STORED DATA>
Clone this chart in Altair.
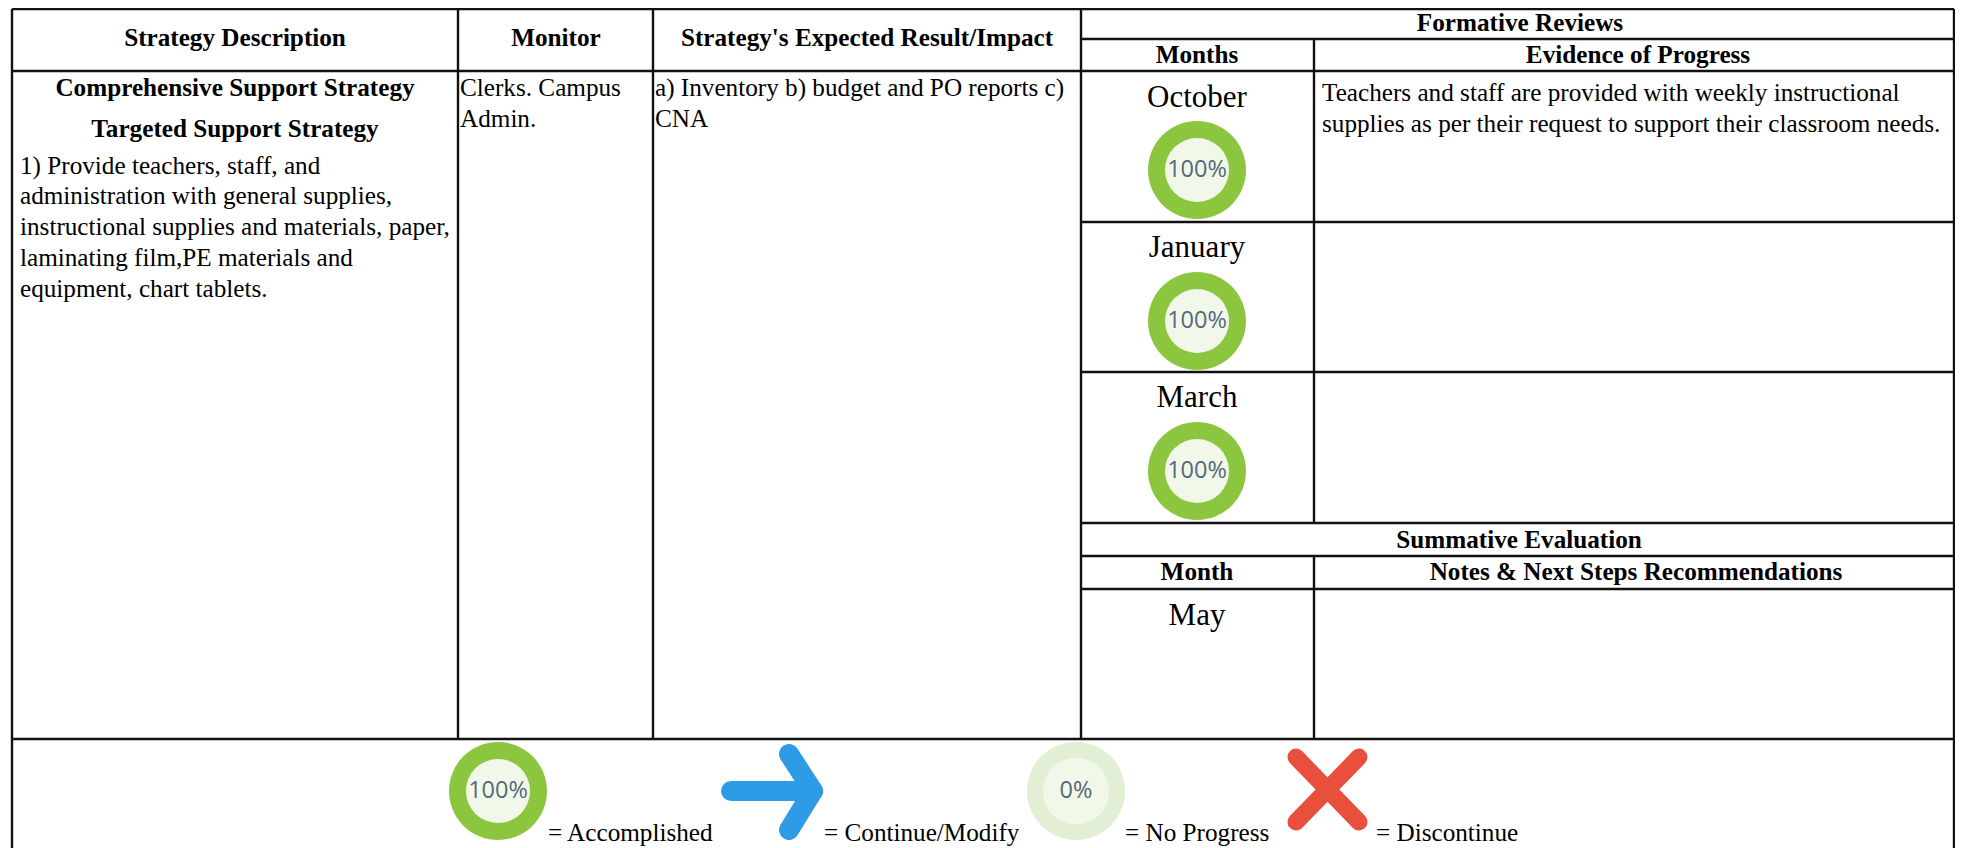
import altair as alt
import pandas as pd

# table grid
h_y = [9, 39, 71, 222, 372, 523, 556, 589, 739]
h_x1 = [12, 1081, 12, 1081, 1081, 1081, 1081, 1081, 12]
h_x2 = [1954] * 9
v_x = [12, 458, 653, 1081, 1314, 1314, 1954]
v_y1 = [9, 9, 9, 9, 39, 556, 9]
v_y2 = [848, 739, 739, 739, 523, 739, 848]

# text groups
head_text = ["Strategy Description", "Monitor", "Strategy's Expected Result/Impact", "Formative Reviews",
             "Months", "Evidence of Progress", "Summative Evaluation", "Month",
             "Notes & Next Steps Recommendations", "Comprehensive Support Strategy",
             "Targeted Support Strategy"]
head_x = [235, 556, 867, 1520, 1197, 1638, 1519, 1197, 1636, 235, 235]
head_y = [46, 46, 46, 31, 63, 63, 548, 580, 580, 96, 137]

body_text = ["1) Provide teachers, staff, and", "administration with general supplies,",
             "instructional supplies and materials, paper,", "laminating film,PE materials and",
             "equipment, chart tablets.", "Clerks. Campus", "Admin.",
             "a) Inventory b) budget and PO reports c)", "CNA",
             "Teachers and staff are provided with weekly instructional",
             "supplies as per their request to support their classroom needs.",
             "= Accomplished", "= Continue/Modify", "= No Progress", "= Discontinue"]
body_x = [20, 20, 20, 20, 20, 460, 460, 655, 655, 1322, 1322, 548, 824, 1125, 1376]
body_y = [174, 204, 235, 266, 297, 96, 127, 96, 127, 101, 132, 841, 841, 841, 841]

month_text = ["October", "January", "March", "May"]
month_x = [1197, 1197, 1197, 1197]
month_y = [107, 257, 407, 625]

# progress rings
ring_x = [1197, 1197, 1197, 498]
ring_y = [170, 321, 471, 791]
ring_label = ["100%", "100%", "100%", "100%"]
zero_x = [1076]
zero_y = [791]
zero_label = ["0%"]

# arrow and cross strokes
arrow_x = [731, 813, 789, 813, 789]
arrow_y = [791, 791, 754, 791, 830]
arrow_part = ["a", "a", "b", "b", "b"]
arrow_order = [0, 1, 0, 1, 2]
cross_x = [1296, 1359, 1359, 1296]
cross_y = [757, 822, 757, 822]
cross_part = ["a", "a", "b", "b"]

X = alt.Scale(domain=[8, 1955], range=[0, 1947], nice=False, zero=False)
Y = alt.Scale(domain=[8, 848], range=[0, 840], nice=False, zero=False)


def xe(f="x"):
    return alt.X(f"{f}:Q", scale=X, axis=None)


def ye(f="y"):
    return alt.Y(f"{f}:Q", scale=Y, axis=None)


INK = "#111111"
FONT = "Liberation Serif"
hl = alt.Chart(pd.DataFrame({"y": h_y, "x": h_x1, "x2": h_x2})).mark_rule(color=INK, strokeWidth=2.4).encode(
    x=xe(), x2="x2:Q", y=ye())
vl = alt.Chart(pd.DataFrame({"x": v_x, "y": v_y1, "y2": v_y2})).mark_rule(color=INK, strokeWidth=2.4).encode(
    x=xe(), y=ye(), y2="y2:Q")


def texts(t, x, y, **kw):
    return alt.Chart(pd.DataFrame({"t": t, "x": x, "y": y})).mark_text(
        font=FONT, color="#000000", baseline="alphabetic", **kw
    ).encode(x=xe(), y=ye(), text="t:N")


def dots(x, y, size, color):
    return alt.Chart(pd.DataFrame({"x": x, "y": y})).mark_point(
        shape="circle", filled=True, size=size, color=color, opacity=1
    ).encode(x=xe(), y=ye())


def ring_text(t, x, y, size):
    return alt.Chart(pd.DataFrame({"t": t, "x": x, "y": y})).mark_text(
        font="Open Sans", color="#56687a", baseline="middle", align="center", fontSize=size
    ).encode(x=xe(), y=ye(), text="t:N")


arrow = alt.Chart(pd.DataFrame({"x": arrow_x, "y": arrow_y, "p": arrow_part, "o": arrow_order})).mark_line(
    color="#2d9be5", strokeWidth=20, strokeCap="round", strokeJoin="round"
).encode(x=xe(), y=ye(), detail="p:N", order="o:Q")
cross = alt.Chart(pd.DataFrame({"x": cross_x, "y": cross_y, "p": cross_part})).mark_line(
    color="#e94f3d", strokeWidth=17, strokeCap="round"
).encode(x=xe(), y=ye(), detail="p:N")

chart = alt.layer(
    hl, vl,
    dots(ring_x, ring_y, 9604, "#8cc63f"),
    dots(ring_x, ring_y, 4100, "#f1f8ea"),
    dots(zero_x, zero_y, 9604, "#e2efd5"),
    dots(zero_x, zero_y, 4400, "#f1f8ea"),
    ring_text(ring_label, ring_x, ring_y, 23.5),
    ring_text(zero_label, zero_x, zero_y, 23.5),
    arrow, cross,
    texts(head_text, head_x, head_y, fontSize=25.2, fontWeight="bold", align="center"),
    texts(body_text, body_x, body_y, fontSize=25.2, align="left"),
    texts(month_text, month_x, month_y, fontSize=31, align="center"),
).properties(width=1947, height=840, padding=0, autosize="none", background="white").configure_view(stroke=None)

chart.save("out.html", embed_options={"renderer": "svg", "actions": False})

TASK STATEMENT> Write out exactly the opening lines of the data, stopping after the line that holds "v_y2 = [848, 739, 739, 739, 523, 739, 848]". Exclude pictures.

FINISHED TASK>
Clone this chart in Altair.
import altair as alt
import pandas as pd

# table grid
h_y = [9, 39, 71, 222, 372, 523, 556, 589, 739]
h_x1 = [12, 1081, 12, 1081, 1081, 1081, 1081, 1081, 12]
h_x2 = [1954] * 9
v_x = [12, 458, 653, 1081, 1314, 1314, 1954]
v_y1 = [9, 9, 9, 9, 39, 556, 9]
v_y2 = [848, 739, 739, 739, 523, 739, 848]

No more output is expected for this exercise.